HPI/doc/CONFIGURING.org
2020-05-10 12:05:36 +01:00

6.6 KiB

I feel like it's good to keep the rationales in the documentation, but happy to discuss it here.

Before discussing the abstract matters, let's consider a specific situation. Say, we want to let the user configure bluemaestro module. At the moment, it uses the following config attributes:

  • export_path Path to the data, this is obviously a required attribute
  • cache_path Cache is extremely useful to speed up some queries. But it's optional, everything should work without it.

I'll refer to this config as specific further in the doc, and give examples. to each point. Note that they are only illustrating the specific requirement, potentially ignoring the other ones.

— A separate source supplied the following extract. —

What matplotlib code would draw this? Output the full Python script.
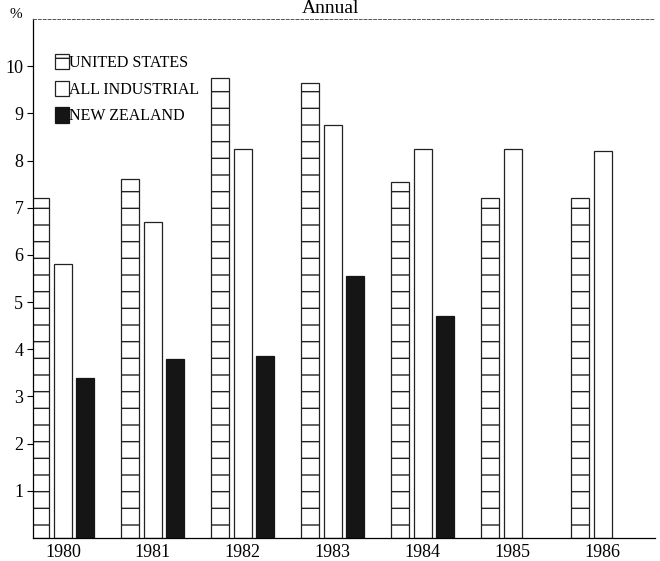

Now, the requirements as I see it:

  1. configuration should be extremely flexible

    We need to make sure it's very easy to combine/filter/extend data without having to modify and rewrite the module code. This means using a powerful language for config, and realistically, a Turing complete.

    General: that means that you should be able to use powerful, potentially running arbitrary code if this is something

    Specific: we've got Python already, so it makes a lot of sense to use it!

    class bluemaestro:
        export_path = '/path/to/bluemaestro'
        cache_path  = '/tmp/bluemaestro.cache'

    Downsides:

    • keeping it Turing complete means it's potentially less accessible to people less familiar with programming But see the further point about keeping it simple. I claim that simple programs look as easy as simple json.
    • Python is 'less safe' than a plain json/yaml config But at the moment the whole thing is running potentially untrusted Python code anyway. It's not a tool you're going to install it across your organization, run under root privileges, and let the employers tweak it. Ultimately, you set it up for yourself, and the config has exactly the same permissions as the code you're installing. Thinking that plain config would give you more security is deceptive, and it's a false sense of security (at this stage of the project).

    I also write more about all this here.

  2. configuration should be backwards compatible

    General: the whole system is pretty chaotic, it's hard to control the versioning of different modules and their compatibility. It's important to allow changing attribute names and adding new functionality, while making sure the module works against an older version of the config. Ideally warn the user that they'd better migrate to a newer version if the fallbacks are triggered. Potentially: use individual versions for modules? Although it makes things a bit complicated.

    Specific: say the module is using a new config attribute, timezone. We would need to adapt the module to support the old configs without timezone. For example, in bluemaestro.py (pseudocode):

    user_config = load_user_config()
    if not hasattr(user_config, 'timezone'):
        warnings.warn("Please specify 'timezone' in the config! Falling back to the system timezone.")
        user_config.timezonee = get_system_timezone()

    This is possible to achieve with pretty much any config format, just important to keep in mind.

  3. configuration should be as easy to write as possible

    General: as lean and non-verbose as possible. No extra imports, no extra inheritance, annotations, etc.

    Specific: the user only has to specify export_path to make the module function and that's it. For example:

    {
         'export_path': '/path/to/bluemaestro/'
    }

    It's possible to achieve with any configuration format (aided by some helpers to fill in optional attributes etc), so it's more of a guiding principle.

  4. configuration should be as easy to use and extend as possible

    General: enable the users to add new config attributes and immediately use them without any hassle and boilerplate. It's easy to achieve on it's own, but harder to achieve simultaneously with (2).

    Specific: if you keep the config as Python, simply importing the config in the module satisfies this property:

    from my.config import bluemaestro as user_config

    If the config is in JSON or something, it's possible to load it dynamically too without the boilerplate.

  5. configuration should have checks

    General: make sure it's easy to track down configuration errors. At least runtime checks for required attributes, their types, warnings, that sort of thing. But a biggie for me is using mypy to statically typecheck the modules. To some extent it gets in the way of (2) and (4).

    Specific: using NamedTuple/dataclass has capabilities to verify the config with no extra boilerplate on the user side.

    class bluemaestro(NamedTuple):
         export_path: str
         cache_path : Optional[str] = None
    
    raw_config = json.load('configs/bluemaestro.json')
    config = bluemaestro(**raw_config)

    This will fail if required export_path is missing, and fill optional cache_path with None. In addition, it's mypy friendly.

  6. configuration should be easy to document General: ideally, it should be autogenerated, be self-descriptive and have some sort of schema, to make sure the documentation (which no one likes to write) doesn't diverge. Specific: mypy annotations seem like the way to go. I did some experiments with using Protocol or a NamedTuple for a self-descriptive my.reddit configuration. See the example from (5), it's pretty clear from the code what needs to be in the config.